→ What is required
Copy each line of the data below exactly, leaving out pictures.

→ Recorded information
------------------------------------
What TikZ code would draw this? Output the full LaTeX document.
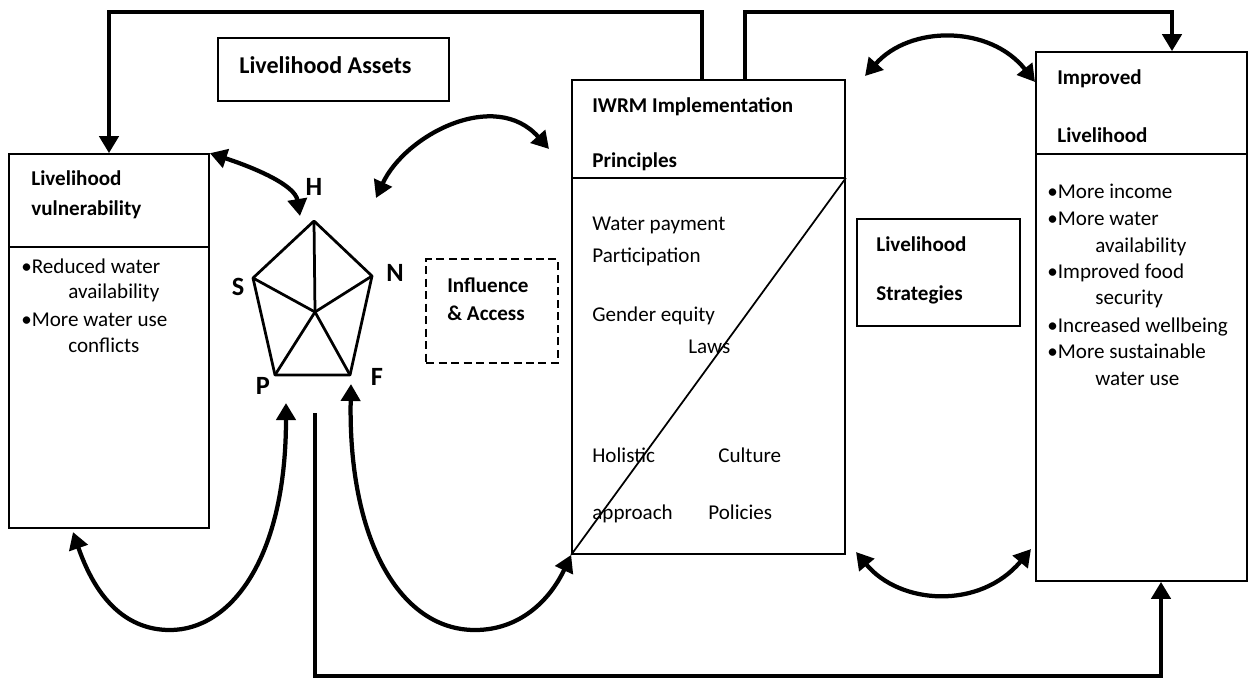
\documentclass[tikz,border=0pt]{standalone}
\usepackage{fontspec}
\setmainfont{Carlito}
\usepackage{tikz}
\usetikzlibrary{
    arrows.meta,
    calc,
    positioning
}

\tikzset{
    box/.style={draw, line width=0.035cm, inner sep=0pt},
    dashbox/.style={draw, line width=0.05cm, dash pattern=on 0.16cm off 0.09cm, inner sep=0pt},
    bigarrow/.style={line width=0.085cm, -{Triangle[length=0.34cm,width=0.38cm]}},
    twoway/.style={line width=0.085cm, {Triangle[length=0.34cm,width=0.38cm]}-{Triangle[length=0.34cm,width=0.38cm]}},
    txt/.style={anchor=base west, inner sep=0pt, font=\fontsize{12}{14}\selectfont},
    head/.style={anchor=base west, inner sep=0pt, font=\fontsize{12}{14}\selectfont\bfseries},
    corner/.style={font=\fontsize{15}{18}\selectfont\bfseries}
}

\begin{document}
\begin{tikzpicture}[x=0.02cm, y=-0.02cm]
                                \useasboundingbox (0,0) rectangle (1250,681);
                                % boxes
                                \node[box, minimum width=4cm, minimum height=7.48cm] (vul) at (109, 341) {};
                                \node[box, minimum width=4.62cm, minimum height=1.26cm] (assets) at (333.5, 69.5) {};
                                \node[box, minimum width=5.46cm, minimum height=9.48cm] (iwrm) at (708.5, 317) {};
                                \node[box, minimum width=3.26cm, minimum height=2.14cm] (strat) at (938.5, 272.5) {};
                                \node[box, minimum width=4.22cm, minimum height=10.58cm] (impr) at (1141.5, 316.5) {};
                                \node[dashbox, minimum width=2.64cm, minimum height=2.08cm] (infl) at (492, 311) {};
                                \coordinate (vdiv) at (0, 247);
                                \coordinate (idiv) at (0, 178);
                                \coordinate (pdiv) at (0, 154);
                                \draw[line width=0.035cm] (vul.west |- vdiv) -- (vul.east |- vdiv);
                                \draw[line width=0.035cm] (iwrm.west |- idiv) -- (iwrm.east |- idiv);
                                \draw[line width=0.035cm] (impr.west |- pdiv) -- (impr.east |- pdiv);
                                \draw[line width=0.035cm] (iwrm.south west) -- (iwrm.east |- idiv);

                                % texts
                                \node[head, font=\fontsize{13.7}{16}\selectfont\bfseries] (assetsT) at (239, 73) {Livelihood Assets};
                                \node[head] (vulT1) at (31, 185) {Livelihood};
                                \node[head] (vulT2) at (31, 215) {vulnerability};
                                \node[txt] (vulB1) at (21, 273) {•Reduced water};
                                \node[txt] (vulB2) at (68, 298) {availability};
                                \node[txt] (vulB3) at (21, 326) {•More water use};
                                \node[txt] (vulB4) at (68, 352) {conflicts};
                                \node[head] (inflT1) at (447, 292) {Influence};
                                \node[head] (inflT2) at (447, 320) {\& Access};
                                \node[head] (iwrmT1) at (592, 112) {IWRM Implementation};
                                \node[head] (iwrmT2) at (592, 167) {Principles};
                                \node[txt] (pay) at (592, 230) {Water payment};
                                \node[txt] (part) at (592, 262) {Participation};
                                \node[txt] (gender) at (592, 321) {Gender equity};
                                \node[txt] (laws) at (688, 353) {Laws};
                                \node[txt] (holi) at (592, 462) {Holistic};
                                \node[txt] (cult) at (718, 462) {Culture};
                                \node[txt] (appr) at (592, 519) {approach};
                                \node[txt] (poli) at (708, 519) {Policies};
                                \node[head] (stratT1) at (876, 251) {Livelihood};
                                \node[head] (stratT2) at (876, 300) {Strategies};
                                \node[head] (imprT1) at (1057, 84) {Improved};
                                \node[head] (imprT2) at (1057, 142) {Livelihood};
                                \node[txt] (imprB1) at (1047, 198) {•More income};
                                \node[txt] (imprB2) at (1047, 225) {•More water};
                                \node[txt] (imprB3) at (1095, 252) {availability};
                                \node[txt] (imprB4) at (1047, 278) {•Improved food};
                                \node[txt] (imprB5) at (1095, 304) {security};
                                \node[txt] (imprB6) at (1047, 332) {•Increased wellbeing};
                                \node[txt] (imprB7) at (1047, 358) {•More sustainable};
                                \node[txt] (imprB8) at (1095, 385) {water use};

                                % asset pentagon
                                \coordinate (h) at (314, 221);
                                \coordinate (n) at (372, 276);
                                \coordinate (f) at (350, 375);
                                \coordinate (p) at (275, 375);
                                \coordinate (s) at (253, 278);
                                \coordinate (m) at (315, 312);
                                \draw[line width=0.055cm, line join=round] (h) -- (n) -- (f) -- (p) -- (s) -- cycle;
                                \foreach \v in {h, n, f, p, s}
                                    \draw[line width=0.055cm] (m) -- (\v);
                                \node[corner] (hT) at (314, 187) {H};
                                \node[corner] (nT) at (395, 273) {N};
                                \node[corner] (fT) at (377, 377) {F};
                                \node[corner] (pT) at (263, 386) {P};
                                \node[corner] (sT) at (238, 287) {S};

                                % arrow ends
                                \coordinate (topl) at (702, 12);
                                \coordinate (topr) at (745, 12);
                                \coordinate (tr) at (1172, 12);
                                \coordinate (bs) at (315, 413);
                                \coordinate (bl) at (315, 676);
                                \coordinate (br) at (1161, 676);
                                \coordinate (hIn) at (300, 216);
                                \coordinate (nIn) at (376, 198);
                                \coordinate (iIn) at (549, 149);
                                \coordinate (sL) at (865, 76);
                                \coordinate (sR) at (1035, 82);
                                \coordinate (dL) at (856, 552);
                                \coordinate (dR) at (1031, 549);
                                \coordinate (vIn) at (73, 532);
                                \coordinate (pIn) at (286, 403);
                                \coordinate (fIn) at (351, 384);

                                % connectors
                                \draw[bigarrow] (iwrm.north -| topl) -- (topl) -- (topl -| vul.north) -- (vul.north);
                                \draw[bigarrow] (iwrm.north -| topr) -- (topr) -- (tr) -- (tr |- impr.north);
                                \draw[bigarrow] (bs) -- (bl) -- (br) -- (br |- impr.south);
                                \draw[twoway] (vul.north east) .. controls (255, 168) and (295, 185) .. (hIn);
                                \draw[twoway] (nIn) .. controls (405, 135) and (495, 88) .. (iIn);
                                \draw[twoway] (sL) .. controls (910, 25) and (990, 25) .. (sR);
                                \draw[twoway] (dL) .. controls (900, 605) and (980, 610) .. (dR);
                                \draw[twoway] (vIn) .. controls (100, 610) and (135, 630) .. (170, 630)
                                    .. controls (230, 630) and (286, 560) .. (pIn);
                                \draw[twoway] (fIn) .. controls (348, 540) and (400, 630) .. (475, 630)
                                    .. controls (520, 630) and (550, 600) .. (iwrm.south west);
                            \end{tikzpicture}
\end{document}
------------------------------------
→ Answer to this problem
What TikZ code would draw this? Output the full LaTeX document.
\documentclass[tikz,border=0pt]{standalone}
\usepackage{fontspec}
\setmainfont{Carlito}
\usepackage{tikz}
\usetikzlibrary{
    arrows.meta,
    calc,
    positioning
}

\tikzset{
    box/.style={draw, line width=0.035cm, inner sep=0pt},
    dashbox/.style={draw, line width=0.05cm, dash pattern=on 0.16cm off 0.09cm, inner sep=0pt},
    bigarrow/.style={line width=0.085cm, -{Triangle[length=0.34cm,width=0.38cm]}},
    twoway/.style={line width=0.085cm, {Triangle[length=0.34cm,width=0.38cm]}-{Triangle[length=0.34cm,width=0.38cm]}},
    txt/.style={anchor=base west, inner sep=0pt, font=\fontsize{12}{14}\selectfont},
    head/.style={anchor=base west, inner sep=0pt, font=\fontsize{12}{14}\selectfont\bfseries},
    corner/.style={font=\fontsize{15}{18}\selectfont\bfseries}
}

\begin{document}
\begin{tikzpicture}[x=0.02cm, y=-0.02cm]
                                \useasboundingbox (0,0) rectangle (1250,681);
                                % boxes
                                \node[box, minimum width=4cm, minimum height=7.48cm] (vul) at (109, 341) {};
                                \node[box, minimum width=4.62cm, minimum height=1.26cm] (assets) at (333.5, 69.5) {};
                                \node[box, minimum width=5.46cm, minimum height=9.48cm] (iwrm) at (708.5, 317) {};
                                \node[box, minimum width=3.26cm, minimum height=2.14cm] (strat) at (938.5, 272.5) {};
                                \node[box, minimum width=4.22cm, minimum height=10.58cm] (impr) at (1141.5, 316.5) {};
                                \node[dashbox, minimum width=2.64cm, minimum height=2.08cm] (infl) at (492, 311) {};
                                \coordinate (vdiv) at (0, 247);
                                \coordinate (idiv) at (0, 178);
                                \coordinate (pdiv) at (0, 154);
                                \draw[line width=0.035cm] (vul.west |- vdiv) -- (vul.east |- vdiv);
                                \draw[line width=0.035cm] (iwrm.west |- idiv) -- (iwrm.east |- idiv);
                                \draw[line width=0.035cm] (impr.west |- pdiv) -- (impr.east |- pdiv);
                                \draw[line width=0.035cm] (iwrm.south west) -- (iwrm.east |- idiv);

                                % texts
                                \node[head, font=\fontsize{13.7}{16}\selectfont\bfseries] (assetsT) at (239, 73) {Livelihood Assets};
                                \node[head] (vulT1) at (31, 185) {Livelihood};
                                \node[head] (vulT2) at (31, 215) {vulnerability};
                                \node[txt] (vulB1) at (21, 273) {•Reduced water};
                                \node[txt] (vulB2) at (68, 298) {availability};
                                \node[txt] (vulB3) at (21, 326) {•More water use};
                                \node[txt] (vulB4) at (68, 352) {conflicts};
                                \node[head] (inflT1) at (447, 292) {Influence};
                                \node[head] (inflT2) at (447, 320) {\& Access};
                                \node[head] (iwrmT1) at (592, 112) {IWRM Implementation};
                                \node[head] (iwrmT2) at (592, 167) {Principles};
                                \node[txt] (pay) at (592, 230) {Water payment};
                                \node[txt] (part) at (592, 262) {Participation};
                                \node[txt] (gender) at (592, 321) {Gender equity};
                                \node[txt] (laws) at (688, 353) {Laws};
                                \node[txt] (holi) at (592, 462) {Holistic};
                                \node[txt] (cult) at (718, 462) {Culture};
                                \node[txt] (appr) at (592, 519) {approach};
                                \node[txt] (poli) at (708, 519) {Policies};
                                \node[head] (stratT1) at (876, 251) {Livelihood};
                                \node[head] (stratT2) at (876, 300) {Strategies};
                                \node[head] (imprT1) at (1057, 84) {Improved};
                                \node[head] (imprT2) at (1057, 142) {Livelihood};
                                \node[txt] (imprB1) at (1047, 198) {•More income};
                                \node[txt] (imprB2) at (1047, 225) {•More water};
                                \node[txt] (imprB3) at (1095, 252) {availability};
                                \node[txt] (imprB4) at (1047, 278) {•Improved food};
                                \node[txt] (imprB5) at (1095, 304) {security};
                                \node[txt] (imprB6) at (1047, 332) {•Increased wellbeing};
                                \node[txt] (imprB7) at (1047, 358) {•More sustainable};
                                \node[txt] (imprB8) at (1095, 385) {water use};

                                % asset pentagon
                                \coordinate (h) at (314, 221);
                                \coordinate (n) at (372, 276);
                                \coordinate (f) at (350, 375);
                                \coordinate (p) at (275, 375);
                                \coordinate (s) at (253, 278);
                                \coordinate (m) at (315, 312);
                                \draw[line width=0.055cm, line join=round] (h) -- (n) -- (f) -- (p) -- (s) -- cycle;
                                \foreach \v in {h, n, f, p, s}
                                    \draw[line width=0.055cm] (m) -- (\v);
                                \node[corner] (hT) at (314, 187) {H};
                                \node[corner] (nT) at (395, 273) {N};
                                \node[corner] (fT) at (377, 377) {F};
                                \node[corner] (pT) at (263, 386) {P};
                                \node[corner] (sT) at (238, 287) {S};

                                % arrow ends
                                \coordinate (topl) at (702, 12);
                                \coordinate (topr) at (745, 12);
                                \coordinate (tr) at (1172, 12);
                                \coordinate (bs) at (315, 413);
                                \coordinate (bl) at (315, 676);
                                \coordinate (br) at (1161, 676);
                                \coordinate (hIn) at (300, 216);
                                \coordinate (nIn) at (376, 198);
                                \coordinate (iIn) at (549, 149);
                                \coordinate (sL) at (865, 76);
                                \coordinate (sR) at (1035, 82);
                                \coordinate (dL) at (856, 552);
                                \coordinate (dR) at (1031, 549);
                                \coordinate (vIn) at (73, 532);
                                \coordinate (pIn) at (286, 403);
                                \coordinate (fIn) at (351, 384);

                                % connectors
                                \draw[bigarrow] (iwrm.north -| topl) -- (topl) -- (topl -| vul.north) -- (vul.north);
                                \draw[bigarrow] (iwrm.north -| topr) -- (topr) -- (tr) -- (tr |- impr.north);
                                \draw[bigarrow] (bs) -- (bl) -- (br) -- (br |- impr.south);
                                \draw[twoway] (vul.north east) .. controls (255, 168) and (295, 185) .. (hIn);
                                \draw[twoway] (nIn) .. controls (405, 135) and (495, 88) .. (iIn);
                                \draw[twoway] (sL) .. controls (910, 25) and (990, 25) .. (sR);
                                \draw[twoway] (dL) .. controls (900, 605) and (980, 610) .. (dR);
                                \draw[twoway] (vIn) .. controls (100, 610) and (135, 630) .. (170, 630)
                                    .. controls (230, 630) and (286, 560) .. (pIn);
                                \draw[twoway] (fIn) .. controls (348, 540) and (400, 630) .. (475, 630)
                                    .. controls (520, 630) and (550, 600) .. (iwrm.south west);
                            \end{tikzpicture}
\end{document}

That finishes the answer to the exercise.